Braunschweig. Minister Lies: Ich freue mich schon auf den ersten Spatenstich 2018. Weitere Projekte sollen umgesetzt werden.

Seit Jahrzehnten schon soll der Weiterbau der Autobahn 39 zwischen Wolfsburg und Lüneburg kommen. Viele Millionen wurden in die Planung investiert, nichts passierte. So realistisch wie jetzt war der Bau aber noch nie.

Das Zauberwort, auf das die Befürworter setzen, ist sperrig und heißt Bundesverkehrswegeplan. Bundesverkehrsminister Alexander Dobrindt (CSU) stellte den Plan im März vor, im August stimmte das Kabinett zu. Die Verkehrspolitiker stuften den Weiterbau der A 39 in den „vordringlichen Bedarf“ ein – die höchste Kategorie. Der Plan listet auf, welche Projekte der Bund bis 2030 in Sachen Autobahnen und Bundesstraßen, Bahnstrecken und Wasserwegen bauen will.

Niedersachsens Verkehrsminister Olaf Lies (SPD) sagte im März euphorisch: „Jetzt ist der Norden dran.“ Der Seitenhieb gegen Dobrindt, der den Süden bisher bevorteilt hatte, saß. „Ich freue mich schon auf den ersten Spatenstich für die A 39.“ Der soll laut Lies 2018 erfolgen, 2022 soll der Weiterbau fertig sein.

Kosten wird der Lückenschluss

1,1 Milliarden Euro. Die Strecke, die gebaut werden soll, ist mehr als 100 Kilometer lang. Das Gebiet zwischen Wolfsburg und Lüneburg zählt zu den größten autobahnfreien Zonen in ganz Deutschland. Bedarf wäre also vorhanden.

Die Verteilungskämpfe sind aber noch längst nicht beendet. Vorrang vor Neubauten bekommt im Bundesverkehrswegeplan der Erhalt der Infrastruktur, für den 69 Prozent der 270 Milliarden Euro bis 2030 reserviert sind.

Neben der SPD will vor allem die Wirtschaft den Weiterbau der A 39. Die Industrie- und Handelskammer (IHK) Lüneburg-Wolfsburg, die IHK Braunschweig und auch das Schwergewicht VW wollen den Weiterbau. Der Autokonzern zieht im Hintergrund die Strippen, öffentlich fordert der mächtige VW-Betriebsrat das Verkehrsprojekt.

Die Grünen stemmen sich gegen den Bau. „Bei der Kosten-Nutzen-Bewertung der Autobahnneubauten liegt die A 39 weit hinten“, sagte der Landtagsabgeordnete Gerald Heere. Auch Naturschützer wollen das Verkehrsprojekt noch verhindern, insgesamt 2000 Einwände von Anliegern liegen vor.

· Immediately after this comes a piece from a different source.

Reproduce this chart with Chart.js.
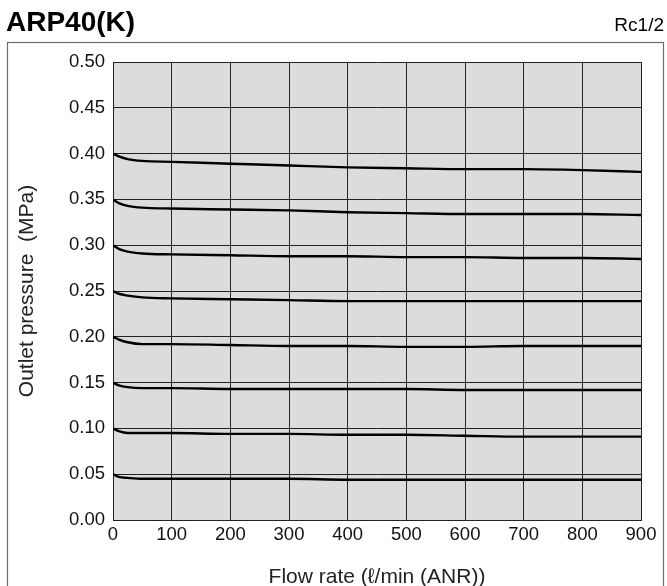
<!DOCTYPE html>
<html>
<head>
<meta charset="utf-8">
<script src="https://cdn.jsdelivr.net/npm/chart.js@4.4.1/dist/chart.umd.min.js"></script>
<style>
html,body{margin:0;padding:0;background:#fff;}
#wrap{width:667px;height:586px;position:relative;}
</style>
</head>
<body>
<div id="wrap"><canvas id="c" width="667" height="586"></canvas></div>
<script>
const flowRates = [0, 10, 25, 50, 100, 200, 300, 400, 500, 600, 700, 800, 900];
const set040 = [0.400, 0.397, 0.394, 0.392, 0.391, 0.389, 0.387, 0.385, 0.384, 0.383, 0.383, 0.382, 0.380];
const set035 = [0.350, 0.346, 0.343, 0.341, 0.340, 0.339, 0.338, 0.336, 0.335, 0.334, 0.334, 0.334, 0.333];
const set030 = [0.300, 0.296, 0.293, 0.291, 0.290, 0.289, 0.288, 0.288, 0.287, 0.287, 0.286, 0.286, 0.285];
const set025 = [0.250, 0.247, 0.245, 0.243, 0.242, 0.241, 0.240, 0.239, 0.239, 0.239, 0.239, 0.239, 0.239];
const set020 = [0.200, 0.197, 0.194, 0.192, 0.192, 0.191, 0.190, 0.190, 0.189, 0.189, 0.190, 0.190, 0.190];
const set015 = [0.150, 0.147, 0.145, 0.144, 0.144, 0.143, 0.143, 0.143, 0.143, 0.142, 0.142, 0.142, 0.142];
const set010 = [0.100, 0.097, 0.095, 0.095, 0.095, 0.094, 0.094, 0.093, 0.093, 0.092, 0.091, 0.091, 0.091];
const set005 = [0.050, 0.047, 0.046, 0.045, 0.045, 0.045, 0.045, 0.044, 0.044, 0.044, 0.044, 0.044, 0.044];
const seriesList = [set040, set035, set030, set025, set020, set015, set010, set005];
const xTickValues = [0, 100, 200, 300, 400, 500, 600, 700, 800, 900];
const yTickValues = [0, 0.05, 0.10, 0.15, 0.20, 0.25, 0.30, 0.35, 0.40, 0.45, 0.50];
const chartTitle = "ARP40(K)";
const portLabel = "Rc1/2";
const xTitle = "Flow rate (\u2113/min (ANR))";
const yTitle = "Outlet pressure  (MPa)";

const FONT = "'Liberation Sans', Arial, Helvetica, sans-serif";

const decor = {
  id: 'decor',
  beforeDraw(chart) {
    const {ctx, chartArea: a} = chart;
    ctx.save();
    ctx.fillStyle = '#fff';
    ctx.fillRect(0, 0, chart.width, chart.height);
    // outer frame
    ctx.strokeStyle = '#6e6e6e';
    ctx.lineWidth = 1.2;
    ctx.strokeRect(7.5, 42.5, 656, 600);
    // plot background
    ctx.fillStyle = '#dcdcdc';
    ctx.fillRect(a.left, a.top, a.right - a.left, a.bottom - a.top);
    // headings
    ctx.fillStyle = '#000';
    ctx.textBaseline = 'alphabetic';
    ctx.font = "bold 28px " + FONT;
    ctx.textAlign = 'left';
    ctx.fillText(chartTitle, 6, 31);
    ctx.font = "19px " + FONT;
    ctx.textAlign = 'right';
    ctx.fillText(portLabel, 664, 31);
    ctx.restore();
  }
};

const datasets = seriesList.map(s => ({
  data: flowRates.map((x, i) => ({x: x, y: s[i]})),
  borderColor: '#000',
  borderWidth: 2.4,
  pointRadius: 0,
  fill: false,
  cubicInterpolationMode: 'monotone'
}));

new Chart(document.getElementById('c'), {
  type: 'line',
  data: {datasets},
  plugins: [decor],
  options: {
    responsive: false,
    animation: false,
    devicePixelRatio: 1,
    layout: {padding: {top: 62, right: 26, left: 0, bottom: 0}},
    plugins: {legend: {display: false}, tooltip: {enabled: false}},
    scales: {
      x: {
        type: 'linear', min: 0, max: 900,
        afterBuildTicks(scale) { scale.ticks = xTickValues.map(v => ({value: v})); },
        afterFit(scale) { scale.height = 66; },
        ticks: {color: '#111', font: {family: FONT, size: 18.5}, padding: 4, maxRotation: 0,
                callback: v => String(v)},
        grid: {color: '#222', lineWidth: 1, drawTicks: false},
        border: {color: '#222', width: 1},
        title: {display: true, text: xTitle, color: '#222', font: {family: FONT, size: 21, lineHeight: 1}, padding: {top: 0, bottom: -2}}
      },
      y: {
        type: 'linear', min: 0, max: 0.5,
        afterBuildTicks(scale) { scale.ticks = yTickValues.map(v => ({value: v})); },
        afterFit(scale) { scale.width = 113; },
        ticks: {color: '#111', font: {family: FONT, size: 18.5}, padding: 8,
                callback: v => v.toFixed(2)},
        grid: {color: '#222', lineWidth: 1, drawTicks: false},
        border: {color: '#222', width: 1},
        title: {display: true, text: yTitle, color: '#222', font: {family: FONT, size: 21, lineHeight: 1}, padding: {top: 17, bottom: 0}}
      }
    }
  }
});
</script>
</body>
</html>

Landwirte, die Flächen entlang der geplanten Trasse bewirtschaften, müssten sich auf einiges einstellen. Ihre Anbauflächen würden durchschnitten, sie könnten sogar enteignet werden.

Die Landtags-Grünen gaben im Juli ein von ihnen beauftragtes Gutachten heraus. Tenor: Die Baukosten wurden künstlich heruntergerechnet, die Verkehrsprognosen hochgeschraubt. Lies war entsprechend sauer auf den Koalitionspartner.

Das erste Halbjahr 2017 wird entscheidend sein. Die SPD wird sich wahrscheinlich gegen die Grünen durchsetzen können, bei der Planung wird das Verkehrsministerium aber das Tempo erhöhen müssen, sonst wird es nichts mit dem Baubeginn 2018.

Im Bundesverkehrswegeplan sind indes weitere Projekte mit Bedeutung für unsere Region in der höchsten Kategorie enthalten: Der Ausbau der B 4 zwischen Braunschweig und Gifhorn sowie der Neubau der Schleuse Scharnebeck bei Lüneburg etwa. Die Schleuse ist alt, vor allem zu klein. Sie bindet unsere Region an den Hamburger Hafen an. Durch den 270-Millionen-Neubau wäre der Transport auf den Wasserstraßen für VW und den Stahlkonzern Salzgitter AG deutlich attraktiver. Auch viele mittelständische Unternehmen aus der Region sehnen den Ausbau der Schleuse herbei.

Die B 4 soll zwischen Braunschweig-Nord und Gifhorn ausgebaut werden. Die Strecke soll ab dem Autobahnanschluss an der A 391 pro Fahrtrichtung zwei Spuren erhalten. Kosten: 80 Millionen Euro.